The threat of drugs crime, moving from a bloody epicenter in Mexico to the criminal underworld of Canada and Mexico, also preoccupied the leaders, and Calderon rebuked critics of his tactics.
"In all cases, there's a scrupulous effort to protect human rights.
"Those who dispute that have to prove one case, a single case in which competent authorities have not responded to punish those legal authorities, police, soldiers or others," Calderon said.
Obama added: "I heartily complement President Calderon and his government for their determination and courage in taking on these cartels," adding that his host had pledged to respect human rights in the war on drugs.
Washington has pledged 1.4 billion dollars in aid to Mexico's battle against the cartels, but 100 million dollars of the money has been delayed over criticism of Mexico's record in Congress.
All three leaders, under pressure over job cuts in the economic crisis, sought common remedies ahead of the G20 summit in Pittsburgh next month.
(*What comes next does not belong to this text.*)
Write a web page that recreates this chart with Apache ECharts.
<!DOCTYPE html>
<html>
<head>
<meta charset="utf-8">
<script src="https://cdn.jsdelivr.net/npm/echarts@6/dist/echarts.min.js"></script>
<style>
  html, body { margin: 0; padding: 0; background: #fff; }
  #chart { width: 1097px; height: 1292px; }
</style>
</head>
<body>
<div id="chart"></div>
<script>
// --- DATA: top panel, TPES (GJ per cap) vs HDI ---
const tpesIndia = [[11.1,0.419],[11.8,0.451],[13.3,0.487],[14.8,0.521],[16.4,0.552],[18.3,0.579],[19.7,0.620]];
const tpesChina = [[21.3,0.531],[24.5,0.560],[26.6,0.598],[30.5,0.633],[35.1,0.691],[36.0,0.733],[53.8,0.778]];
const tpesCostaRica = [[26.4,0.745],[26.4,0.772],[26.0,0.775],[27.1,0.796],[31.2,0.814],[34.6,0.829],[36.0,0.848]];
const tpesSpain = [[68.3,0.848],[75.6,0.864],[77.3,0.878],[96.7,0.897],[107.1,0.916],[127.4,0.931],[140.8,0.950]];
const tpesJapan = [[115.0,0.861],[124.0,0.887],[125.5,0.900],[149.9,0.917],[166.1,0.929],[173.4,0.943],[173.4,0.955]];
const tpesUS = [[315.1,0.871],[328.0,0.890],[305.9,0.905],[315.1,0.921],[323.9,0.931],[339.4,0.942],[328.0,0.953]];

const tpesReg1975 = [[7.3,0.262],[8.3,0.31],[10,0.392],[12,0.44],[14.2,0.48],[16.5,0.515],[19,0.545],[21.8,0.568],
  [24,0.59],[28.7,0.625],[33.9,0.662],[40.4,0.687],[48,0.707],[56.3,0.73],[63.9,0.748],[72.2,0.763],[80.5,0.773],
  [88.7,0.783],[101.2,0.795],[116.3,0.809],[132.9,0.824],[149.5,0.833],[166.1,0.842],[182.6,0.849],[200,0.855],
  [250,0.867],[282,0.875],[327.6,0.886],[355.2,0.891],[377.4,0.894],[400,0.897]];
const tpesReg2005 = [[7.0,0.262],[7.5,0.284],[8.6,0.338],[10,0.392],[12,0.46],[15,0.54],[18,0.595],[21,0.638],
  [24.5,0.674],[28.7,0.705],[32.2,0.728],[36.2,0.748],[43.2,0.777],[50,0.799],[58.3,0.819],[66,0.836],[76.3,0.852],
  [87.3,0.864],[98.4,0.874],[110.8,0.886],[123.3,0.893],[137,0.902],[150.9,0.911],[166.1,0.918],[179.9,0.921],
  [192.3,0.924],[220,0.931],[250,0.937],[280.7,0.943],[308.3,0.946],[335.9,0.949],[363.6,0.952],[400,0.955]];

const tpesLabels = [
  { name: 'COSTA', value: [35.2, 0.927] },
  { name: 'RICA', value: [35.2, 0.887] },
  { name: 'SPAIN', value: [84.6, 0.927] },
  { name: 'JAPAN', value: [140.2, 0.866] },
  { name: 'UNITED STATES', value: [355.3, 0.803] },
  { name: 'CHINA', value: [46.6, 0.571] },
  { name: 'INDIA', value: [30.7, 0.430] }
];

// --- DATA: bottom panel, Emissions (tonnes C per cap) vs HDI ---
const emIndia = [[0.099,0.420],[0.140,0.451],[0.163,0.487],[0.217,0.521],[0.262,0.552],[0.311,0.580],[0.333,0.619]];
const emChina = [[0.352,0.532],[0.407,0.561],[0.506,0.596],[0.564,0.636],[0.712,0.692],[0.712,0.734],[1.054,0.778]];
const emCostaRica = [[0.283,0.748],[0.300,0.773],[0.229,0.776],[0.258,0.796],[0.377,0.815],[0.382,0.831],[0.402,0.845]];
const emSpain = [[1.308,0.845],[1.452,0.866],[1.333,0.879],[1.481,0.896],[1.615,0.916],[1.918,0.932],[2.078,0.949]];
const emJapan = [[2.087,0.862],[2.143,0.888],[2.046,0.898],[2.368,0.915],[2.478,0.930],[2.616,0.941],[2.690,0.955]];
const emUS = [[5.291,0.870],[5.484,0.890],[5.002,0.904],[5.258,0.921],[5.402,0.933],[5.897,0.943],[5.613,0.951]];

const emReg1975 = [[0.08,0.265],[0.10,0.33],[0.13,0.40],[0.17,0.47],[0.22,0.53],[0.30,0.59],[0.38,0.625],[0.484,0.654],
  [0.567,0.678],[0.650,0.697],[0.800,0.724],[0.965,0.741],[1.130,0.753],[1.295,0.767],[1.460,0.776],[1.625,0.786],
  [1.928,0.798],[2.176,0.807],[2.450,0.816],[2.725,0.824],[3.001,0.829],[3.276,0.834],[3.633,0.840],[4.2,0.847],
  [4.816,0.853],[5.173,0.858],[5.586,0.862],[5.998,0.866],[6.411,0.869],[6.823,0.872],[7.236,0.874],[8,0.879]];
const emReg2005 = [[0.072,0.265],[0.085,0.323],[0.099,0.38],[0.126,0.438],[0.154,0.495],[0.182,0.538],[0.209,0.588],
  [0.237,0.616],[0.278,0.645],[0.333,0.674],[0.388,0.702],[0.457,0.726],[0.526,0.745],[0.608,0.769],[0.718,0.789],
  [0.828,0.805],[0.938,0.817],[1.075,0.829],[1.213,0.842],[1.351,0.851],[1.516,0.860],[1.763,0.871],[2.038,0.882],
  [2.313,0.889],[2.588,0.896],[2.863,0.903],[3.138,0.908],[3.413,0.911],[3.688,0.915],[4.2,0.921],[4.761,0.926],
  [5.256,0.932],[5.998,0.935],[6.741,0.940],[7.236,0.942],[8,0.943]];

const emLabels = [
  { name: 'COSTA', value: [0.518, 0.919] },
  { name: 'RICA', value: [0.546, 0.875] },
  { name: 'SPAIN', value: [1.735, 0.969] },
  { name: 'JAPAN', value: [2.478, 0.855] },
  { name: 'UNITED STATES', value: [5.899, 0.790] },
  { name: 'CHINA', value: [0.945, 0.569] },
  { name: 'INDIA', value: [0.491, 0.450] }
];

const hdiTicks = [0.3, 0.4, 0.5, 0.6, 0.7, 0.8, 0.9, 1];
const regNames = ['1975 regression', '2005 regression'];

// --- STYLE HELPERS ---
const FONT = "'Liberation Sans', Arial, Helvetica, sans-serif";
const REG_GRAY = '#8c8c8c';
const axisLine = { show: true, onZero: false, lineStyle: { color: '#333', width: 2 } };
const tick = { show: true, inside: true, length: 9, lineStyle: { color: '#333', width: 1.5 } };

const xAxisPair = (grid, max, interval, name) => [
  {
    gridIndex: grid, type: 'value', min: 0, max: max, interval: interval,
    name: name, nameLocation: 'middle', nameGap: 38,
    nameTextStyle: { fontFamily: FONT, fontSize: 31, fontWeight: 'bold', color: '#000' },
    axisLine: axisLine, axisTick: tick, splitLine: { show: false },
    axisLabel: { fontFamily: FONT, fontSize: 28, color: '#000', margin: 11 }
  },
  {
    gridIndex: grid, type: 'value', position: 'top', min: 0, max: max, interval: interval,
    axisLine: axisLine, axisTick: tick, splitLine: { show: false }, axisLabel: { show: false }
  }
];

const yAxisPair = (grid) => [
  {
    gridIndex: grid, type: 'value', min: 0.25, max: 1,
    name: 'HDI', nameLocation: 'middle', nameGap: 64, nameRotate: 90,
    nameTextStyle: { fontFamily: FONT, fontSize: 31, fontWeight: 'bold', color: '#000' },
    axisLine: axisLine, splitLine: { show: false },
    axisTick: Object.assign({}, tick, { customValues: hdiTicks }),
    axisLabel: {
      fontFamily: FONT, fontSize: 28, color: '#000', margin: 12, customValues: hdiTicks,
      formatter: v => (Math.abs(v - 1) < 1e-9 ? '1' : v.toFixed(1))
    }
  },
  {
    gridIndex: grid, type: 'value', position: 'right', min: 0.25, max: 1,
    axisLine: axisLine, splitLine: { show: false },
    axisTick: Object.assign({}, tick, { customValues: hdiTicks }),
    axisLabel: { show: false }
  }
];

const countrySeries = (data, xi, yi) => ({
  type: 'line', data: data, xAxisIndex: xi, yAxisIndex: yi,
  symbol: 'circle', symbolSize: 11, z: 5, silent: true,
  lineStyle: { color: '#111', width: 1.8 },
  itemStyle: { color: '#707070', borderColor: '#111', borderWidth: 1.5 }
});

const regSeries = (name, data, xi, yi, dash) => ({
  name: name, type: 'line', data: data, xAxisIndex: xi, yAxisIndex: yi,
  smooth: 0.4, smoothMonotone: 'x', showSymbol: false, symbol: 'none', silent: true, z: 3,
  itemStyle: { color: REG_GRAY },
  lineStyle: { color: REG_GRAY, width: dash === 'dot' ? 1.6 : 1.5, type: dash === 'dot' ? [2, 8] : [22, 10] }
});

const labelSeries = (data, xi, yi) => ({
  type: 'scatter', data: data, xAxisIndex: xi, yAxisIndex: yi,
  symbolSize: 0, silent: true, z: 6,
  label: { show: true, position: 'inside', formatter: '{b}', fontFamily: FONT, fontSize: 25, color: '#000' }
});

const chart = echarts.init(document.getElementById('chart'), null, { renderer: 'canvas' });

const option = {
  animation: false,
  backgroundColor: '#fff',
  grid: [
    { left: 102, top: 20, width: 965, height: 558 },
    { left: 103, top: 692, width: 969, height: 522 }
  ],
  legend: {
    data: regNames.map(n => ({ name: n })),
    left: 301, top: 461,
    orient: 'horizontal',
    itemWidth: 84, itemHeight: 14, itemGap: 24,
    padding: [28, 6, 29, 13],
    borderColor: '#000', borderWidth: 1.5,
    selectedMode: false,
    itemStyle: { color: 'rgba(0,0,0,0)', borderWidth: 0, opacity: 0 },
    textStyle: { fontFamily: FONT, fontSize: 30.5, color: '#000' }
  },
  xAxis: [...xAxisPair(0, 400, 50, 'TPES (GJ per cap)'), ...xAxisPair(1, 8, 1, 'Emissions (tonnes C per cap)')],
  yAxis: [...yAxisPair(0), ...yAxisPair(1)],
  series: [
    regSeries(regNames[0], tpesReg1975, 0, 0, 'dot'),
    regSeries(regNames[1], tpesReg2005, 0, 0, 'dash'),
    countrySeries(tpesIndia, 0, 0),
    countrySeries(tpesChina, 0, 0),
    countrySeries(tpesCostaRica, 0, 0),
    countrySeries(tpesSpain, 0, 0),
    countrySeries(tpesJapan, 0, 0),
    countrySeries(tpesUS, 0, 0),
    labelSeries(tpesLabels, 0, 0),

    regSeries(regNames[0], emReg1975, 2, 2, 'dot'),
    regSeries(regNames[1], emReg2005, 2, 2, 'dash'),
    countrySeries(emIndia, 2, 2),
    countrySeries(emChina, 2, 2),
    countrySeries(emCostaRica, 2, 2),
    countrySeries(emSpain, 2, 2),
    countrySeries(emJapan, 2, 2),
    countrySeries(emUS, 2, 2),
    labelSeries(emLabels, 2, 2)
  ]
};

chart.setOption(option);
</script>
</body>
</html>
"By working together, we will accelerate recovery and job creation, and build a strong base for long-term prosperity," they said in a joint statement. But despite the warm feelings, there was little sign of progress on disputes like the row on US curbs on access to Mexican trucks, and fears by both Mexico and Canada of protectionist sentiment stalking Congress.
In a separate declaration on climate change, the three leaders also promised "aggressive" action in the run-up to a UN conference on global warming later this year in Copenhagen, and vowed to embrace low carbon technologies.